## Start Entries shown
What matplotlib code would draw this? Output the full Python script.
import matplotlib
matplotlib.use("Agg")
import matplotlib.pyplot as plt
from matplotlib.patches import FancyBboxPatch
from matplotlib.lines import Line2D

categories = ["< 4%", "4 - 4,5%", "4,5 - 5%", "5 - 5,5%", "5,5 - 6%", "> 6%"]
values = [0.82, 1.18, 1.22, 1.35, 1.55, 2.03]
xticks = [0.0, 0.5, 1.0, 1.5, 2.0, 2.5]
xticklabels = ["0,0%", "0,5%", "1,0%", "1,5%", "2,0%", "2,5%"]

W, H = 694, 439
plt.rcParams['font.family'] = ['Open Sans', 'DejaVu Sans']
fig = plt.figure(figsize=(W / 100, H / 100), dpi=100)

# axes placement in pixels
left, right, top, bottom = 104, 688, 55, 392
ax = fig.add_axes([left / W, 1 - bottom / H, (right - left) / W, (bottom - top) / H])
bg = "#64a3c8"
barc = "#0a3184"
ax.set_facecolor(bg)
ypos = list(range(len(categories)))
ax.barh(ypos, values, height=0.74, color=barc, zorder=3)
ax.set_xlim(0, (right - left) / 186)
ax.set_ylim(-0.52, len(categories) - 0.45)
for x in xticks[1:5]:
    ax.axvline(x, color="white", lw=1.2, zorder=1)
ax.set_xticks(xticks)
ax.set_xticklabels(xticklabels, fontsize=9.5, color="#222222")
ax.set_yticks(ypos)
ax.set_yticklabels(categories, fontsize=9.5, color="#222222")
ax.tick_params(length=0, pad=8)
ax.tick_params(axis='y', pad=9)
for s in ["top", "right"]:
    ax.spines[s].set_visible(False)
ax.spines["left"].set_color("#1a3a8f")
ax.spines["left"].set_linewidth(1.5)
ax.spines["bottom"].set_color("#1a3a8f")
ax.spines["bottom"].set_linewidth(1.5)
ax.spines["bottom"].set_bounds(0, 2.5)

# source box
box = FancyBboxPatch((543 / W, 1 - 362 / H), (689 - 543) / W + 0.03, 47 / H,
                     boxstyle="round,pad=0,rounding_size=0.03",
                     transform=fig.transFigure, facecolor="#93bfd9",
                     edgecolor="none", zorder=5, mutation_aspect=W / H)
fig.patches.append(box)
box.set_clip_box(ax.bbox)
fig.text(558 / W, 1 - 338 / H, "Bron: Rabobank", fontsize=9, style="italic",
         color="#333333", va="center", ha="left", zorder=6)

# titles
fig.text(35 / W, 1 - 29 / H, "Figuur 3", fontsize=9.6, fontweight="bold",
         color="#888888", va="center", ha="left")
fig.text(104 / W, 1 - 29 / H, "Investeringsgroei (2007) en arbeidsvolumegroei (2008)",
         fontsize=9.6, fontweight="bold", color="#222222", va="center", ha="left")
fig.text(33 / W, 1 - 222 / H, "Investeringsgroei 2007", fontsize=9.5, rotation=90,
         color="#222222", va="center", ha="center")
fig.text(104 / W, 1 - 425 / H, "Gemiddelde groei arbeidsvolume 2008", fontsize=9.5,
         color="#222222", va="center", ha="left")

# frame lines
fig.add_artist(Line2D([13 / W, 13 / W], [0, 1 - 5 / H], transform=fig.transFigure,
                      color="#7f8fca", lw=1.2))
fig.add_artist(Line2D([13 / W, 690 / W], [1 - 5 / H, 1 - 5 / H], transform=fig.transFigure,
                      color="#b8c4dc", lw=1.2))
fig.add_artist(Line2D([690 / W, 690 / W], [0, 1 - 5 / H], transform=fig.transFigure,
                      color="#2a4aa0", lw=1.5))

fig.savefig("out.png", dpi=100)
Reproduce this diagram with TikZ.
## End Entries shown
### Exercise goal
Retype the records that precede this task, keeping them exactly the same.

### Task solution
What matplotlib code would draw this? Output the full Python script.
import matplotlib
matplotlib.use("Agg")
import matplotlib.pyplot as plt
from matplotlib.patches import FancyBboxPatch
from matplotlib.lines import Line2D

categories = ["< 4%", "4 - 4,5%", "4,5 - 5%", "5 - 5,5%", "5,5 - 6%", "> 6%"]
values = [0.82, 1.18, 1.22, 1.35, 1.55, 2.03]
xticks = [0.0, 0.5, 1.0, 1.5, 2.0, 2.5]
xticklabels = ["0,0%", "0,5%", "1,0%", "1,5%", "2,0%", "2,5%"]

W, H = 694, 439
plt.rcParams['font.family'] = ['Open Sans', 'DejaVu Sans']
fig = plt.figure(figsize=(W / 100, H / 100), dpi=100)

# axes placement in pixels
left, right, top, bottom = 104, 688, 55, 392
ax = fig.add_axes([left / W, 1 - bottom / H, (right - left) / W, (bottom - top) / H])
bg = "#64a3c8"
barc = "#0a3184"
ax.set_facecolor(bg)
ypos = list(range(len(categories)))
ax.barh(ypos, values, height=0.74, color=barc, zorder=3)
ax.set_xlim(0, (right - left) / 186)
ax.set_ylim(-0.52, len(categories) - 0.45)
for x in xticks[1:5]:
    ax.axvline(x, color="white", lw=1.2, zorder=1)
ax.set_xticks(xticks)
ax.set_xticklabels(xticklabels, fontsize=9.5, color="#222222")
ax.set_yticks(ypos)
ax.set_yticklabels(categories, fontsize=9.5, color="#222222")
ax.tick_params(length=0, pad=8)
ax.tick_params(axis='y', pad=9)
for s in ["top", "right"]:
    ax.spines[s].set_visible(False)
ax.spines["left"].set_color("#1a3a8f")
ax.spines["left"].set_linewidth(1.5)
ax.spines["bottom"].set_color("#1a3a8f")
ax.spines["bottom"].set_linewidth(1.5)
ax.spines["bottom"].set_bounds(0, 2.5)

# source box
box = FancyBboxPatch((543 / W, 1 - 362 / H), (689 - 543) / W + 0.03, 47 / H,
                     boxstyle="round,pad=0,rounding_size=0.03",
                     transform=fig.transFigure, facecolor="#93bfd9",
                     edgecolor="none", zorder=5, mutation_aspect=W / H)
fig.patches.append(box)
box.set_clip_box(ax.bbox)
fig.text(558 / W, 1 - 338 / H, "Bron: Rabobank", fontsize=9, style="italic",
         color="#333333", va="center", ha="left", zorder=6)

# titles
fig.text(35 / W, 1 - 29 / H, "Figuur 3", fontsize=9.6, fontweight="bold",
         color="#888888", va="center", ha="left")
fig.text(104 / W, 1 - 29 / H, "Investeringsgroei (2007) en arbeidsvolumegroei (2008)",
         fontsize=9.6, fontweight="bold", color="#222222", va="center", ha="left")
fig.text(33 / W, 1 - 222 / H, "Investeringsgroei 2007", fontsize=9.5, rotation=90,
         color="#222222", va="center", ha="center")
fig.text(104 / W, 1 - 425 / H, "Gemiddelde groei arbeidsvolume 2008", fontsize=9.5,
         color="#222222", va="center", ha="left")

# frame lines
fig.add_artist(Line2D([13 / W, 13 / W], [0, 1 - 5 / H], transform=fig.transFigure,
                      color="#7f8fca", lw=1.2))
fig.add_artist(Line2D([13 / W, 690 / W], [1 - 5 / H, 1 - 5 / H], transform=fig.transFigure,
                      color="#b8c4dc", lw=1.2))
fig.add_artist(Line2D([690 / W, 690 / W], [0, 1 - 5 / H], transform=fig.transFigure,
                      color="#2a4aa0", lw=1.5))

fig.savefig("out.png", dpi=100)
Reproduce this diagram with TikZ.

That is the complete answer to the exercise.